Give back the full material, exactly as it reads.
========
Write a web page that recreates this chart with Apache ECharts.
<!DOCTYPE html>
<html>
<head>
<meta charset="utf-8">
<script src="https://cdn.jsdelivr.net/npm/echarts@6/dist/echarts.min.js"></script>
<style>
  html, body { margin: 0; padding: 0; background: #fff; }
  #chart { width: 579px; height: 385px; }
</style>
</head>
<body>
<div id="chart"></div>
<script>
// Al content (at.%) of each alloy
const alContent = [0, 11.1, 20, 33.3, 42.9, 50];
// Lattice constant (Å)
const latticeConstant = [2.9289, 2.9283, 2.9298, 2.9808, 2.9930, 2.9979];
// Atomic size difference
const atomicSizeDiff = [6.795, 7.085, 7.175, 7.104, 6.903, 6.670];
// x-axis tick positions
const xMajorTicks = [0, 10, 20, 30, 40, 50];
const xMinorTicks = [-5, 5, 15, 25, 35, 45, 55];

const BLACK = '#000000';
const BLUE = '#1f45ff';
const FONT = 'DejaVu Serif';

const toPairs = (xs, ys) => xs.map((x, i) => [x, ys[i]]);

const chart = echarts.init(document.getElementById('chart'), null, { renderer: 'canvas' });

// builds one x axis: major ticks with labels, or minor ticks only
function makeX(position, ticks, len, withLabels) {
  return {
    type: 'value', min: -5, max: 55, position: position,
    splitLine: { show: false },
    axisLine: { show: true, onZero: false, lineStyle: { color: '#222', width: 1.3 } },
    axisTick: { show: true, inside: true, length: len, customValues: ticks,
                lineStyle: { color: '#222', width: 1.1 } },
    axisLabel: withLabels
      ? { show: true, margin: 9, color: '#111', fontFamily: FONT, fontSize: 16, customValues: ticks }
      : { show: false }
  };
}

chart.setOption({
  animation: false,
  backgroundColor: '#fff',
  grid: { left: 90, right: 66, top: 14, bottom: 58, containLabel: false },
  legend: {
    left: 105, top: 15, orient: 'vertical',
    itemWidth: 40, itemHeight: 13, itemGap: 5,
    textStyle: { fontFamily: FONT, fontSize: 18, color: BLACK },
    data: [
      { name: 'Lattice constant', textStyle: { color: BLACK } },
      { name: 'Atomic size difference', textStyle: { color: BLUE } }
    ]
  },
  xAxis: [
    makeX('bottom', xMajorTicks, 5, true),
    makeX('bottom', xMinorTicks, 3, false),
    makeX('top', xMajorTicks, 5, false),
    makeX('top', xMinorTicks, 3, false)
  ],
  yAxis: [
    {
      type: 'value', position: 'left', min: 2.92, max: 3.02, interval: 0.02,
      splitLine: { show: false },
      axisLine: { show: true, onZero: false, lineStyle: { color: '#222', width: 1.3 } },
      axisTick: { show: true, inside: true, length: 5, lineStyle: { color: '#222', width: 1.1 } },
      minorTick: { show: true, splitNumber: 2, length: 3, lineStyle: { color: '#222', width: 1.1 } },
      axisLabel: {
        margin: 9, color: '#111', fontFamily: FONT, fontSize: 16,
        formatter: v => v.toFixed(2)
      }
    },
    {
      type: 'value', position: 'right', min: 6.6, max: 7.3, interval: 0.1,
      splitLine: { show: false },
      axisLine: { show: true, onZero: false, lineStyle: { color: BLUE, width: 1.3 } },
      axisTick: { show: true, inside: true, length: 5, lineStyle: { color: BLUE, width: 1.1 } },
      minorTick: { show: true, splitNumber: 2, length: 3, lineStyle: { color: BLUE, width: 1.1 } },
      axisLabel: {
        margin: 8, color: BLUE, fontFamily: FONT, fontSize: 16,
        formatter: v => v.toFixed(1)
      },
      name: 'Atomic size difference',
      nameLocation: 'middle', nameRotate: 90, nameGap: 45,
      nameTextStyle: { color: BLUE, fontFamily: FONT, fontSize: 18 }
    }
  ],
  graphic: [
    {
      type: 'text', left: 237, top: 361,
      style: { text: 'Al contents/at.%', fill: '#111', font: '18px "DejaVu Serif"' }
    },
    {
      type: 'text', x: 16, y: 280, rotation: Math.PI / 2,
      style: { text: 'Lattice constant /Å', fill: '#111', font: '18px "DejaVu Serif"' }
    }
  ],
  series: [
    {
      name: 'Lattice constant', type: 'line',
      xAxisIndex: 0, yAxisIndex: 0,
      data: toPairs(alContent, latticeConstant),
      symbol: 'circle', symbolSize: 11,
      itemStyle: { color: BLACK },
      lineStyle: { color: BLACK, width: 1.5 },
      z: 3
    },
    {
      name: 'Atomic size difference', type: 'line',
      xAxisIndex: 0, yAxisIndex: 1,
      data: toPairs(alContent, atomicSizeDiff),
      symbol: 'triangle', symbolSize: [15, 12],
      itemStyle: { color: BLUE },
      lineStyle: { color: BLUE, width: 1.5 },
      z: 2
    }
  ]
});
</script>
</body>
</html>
========
The solution:
Write a web page that recreates this chart with Apache ECharts.
<!DOCTYPE html>
<html>
<head>
<meta charset="utf-8">
<script src="https://cdn.jsdelivr.net/npm/echarts@6/dist/echarts.min.js"></script>
<style>
  html, body { margin: 0; padding: 0; background: #fff; }
  #chart { width: 579px; height: 385px; }
</style>
</head>
<body>
<div id="chart"></div>
<script>
// Al content (at.%) of each alloy
const alContent = [0, 11.1, 20, 33.3, 42.9, 50];
// Lattice constant (Å)
const latticeConstant = [2.9289, 2.9283, 2.9298, 2.9808, 2.9930, 2.9979];
// Atomic size difference
const atomicSizeDiff = [6.795, 7.085, 7.175, 7.104, 6.903, 6.670];
// x-axis tick positions
const xMajorTicks = [0, 10, 20, 30, 40, 50];
const xMinorTicks = [-5, 5, 15, 25, 35, 45, 55];

const BLACK = '#000000';
const BLUE = '#1f45ff';
const FONT = 'DejaVu Serif';

const toPairs = (xs, ys) => xs.map((x, i) => [x, ys[i]]);

const chart = echarts.init(document.getElementById('chart'), null, { renderer: 'canvas' });

// builds one x axis: major ticks with labels, or minor ticks only
function makeX(position, ticks, len, withLabels) {
  return {
    type: 'value', min: -5, max: 55, position: position,
    splitLine: { show: false },
    axisLine: { show: true, onZero: false, lineStyle: { color: '#222', width: 1.3 } },
    axisTick: { show: true, inside: true, length: len, customValues: ticks,
                lineStyle: { color: '#222', width: 1.1 } },
    axisLabel: withLabels
      ? { show: true, margin: 9, color: '#111', fontFamily: FONT, fontSize: 16, customValues: ticks }
      : { show: false }
  };
}

chart.setOption({
  animation: false,
  backgroundColor: '#fff',
  grid: { left: 90, right: 66, top: 14, bottom: 58, containLabel: false },
  legend: {
    left: 105, top: 15, orient: 'vertical',
    itemWidth: 40, itemHeight: 13, itemGap: 5,
    textStyle: { fontFamily: FONT, fontSize: 18, color: BLACK },
    data: [
      { name: 'Lattice constant', textStyle: { color: BLACK } },
      { name: 'Atomic size difference', textStyle: { color: BLUE } }
    ]
  },
  xAxis: [
    makeX('bottom', xMajorTicks, 5, true),
    makeX('bottom', xMinorTicks, 3, false),
    makeX('top', xMajorTicks, 5, false),
    makeX('top', xMinorTicks, 3, false)
  ],
  yAxis: [
    {
      type: 'value', position: 'left', min: 2.92, max: 3.02, interval: 0.02,
      splitLine: { show: false },
      axisLine: { show: true, onZero: false, lineStyle: { color: '#222', width: 1.3 } },
      axisTick: { show: true, inside: true, length: 5, lineStyle: { color: '#222', width: 1.1 } },
      minorTick: { show: true, splitNumber: 2, length: 3, lineStyle: { color: '#222', width: 1.1 } },
      axisLabel: {
        margin: 9, color: '#111', fontFamily: FONT, fontSize: 16,
        formatter: v => v.toFixed(2)
      }
    },
    {
      type: 'value', position: 'right', min: 6.6, max: 7.3, interval: 0.1,
      splitLine: { show: false },
      axisLine: { show: true, onZero: false, lineStyle: { color: BLUE, width: 1.3 } },
      axisTick: { show: true, inside: true, length: 5, lineStyle: { color: BLUE, width: 1.1 } },
      minorTick: { show: true, splitNumber: 2, length: 3, lineStyle: { color: BLUE, width: 1.1 } },
      axisLabel: {
        margin: 8, color: BLUE, fontFamily: FONT, fontSize: 16,
        formatter: v => v.toFixed(1)
      },
      name: 'Atomic size difference',
      nameLocation: 'middle', nameRotate: 90, nameGap: 45,
      nameTextStyle: { color: BLUE, fontFamily: FONT, fontSize: 18 }
    }
  ],
  graphic: [
    {
      type: 'text', left: 237, top: 361,
      style: { text: 'Al contents/at.%', fill: '#111', font: '18px "DejaVu Serif"' }
    },
    {
      type: 'text', x: 16, y: 280, rotation: Math.PI / 2,
      style: { text: 'Lattice constant /Å', fill: '#111', font: '18px "DejaVu Serif"' }
    }
  ],
  series: [
    {
      name: 'Lattice constant', type: 'line',
      xAxisIndex: 0, yAxisIndex: 0,
      data: toPairs(alContent, latticeConstant),
      symbol: 'circle', symbolSize: 11,
      itemStyle: { color: BLACK },
      lineStyle: { color: BLACK, width: 1.5 },
      z: 3
    },
    {
      name: 'Atomic size difference', type: 'line',
      xAxisIndex: 0, yAxisIndex: 1,
      data: toPairs(alContent, atomicSizeDiff),
      symbol: 'triangle', symbolSize: [15, 12],
      itemStyle: { color: BLUE },
      lineStyle: { color: BLUE, width: 1.5 },
      z: 2
    }
  ]
});
</script>
</body>
</html>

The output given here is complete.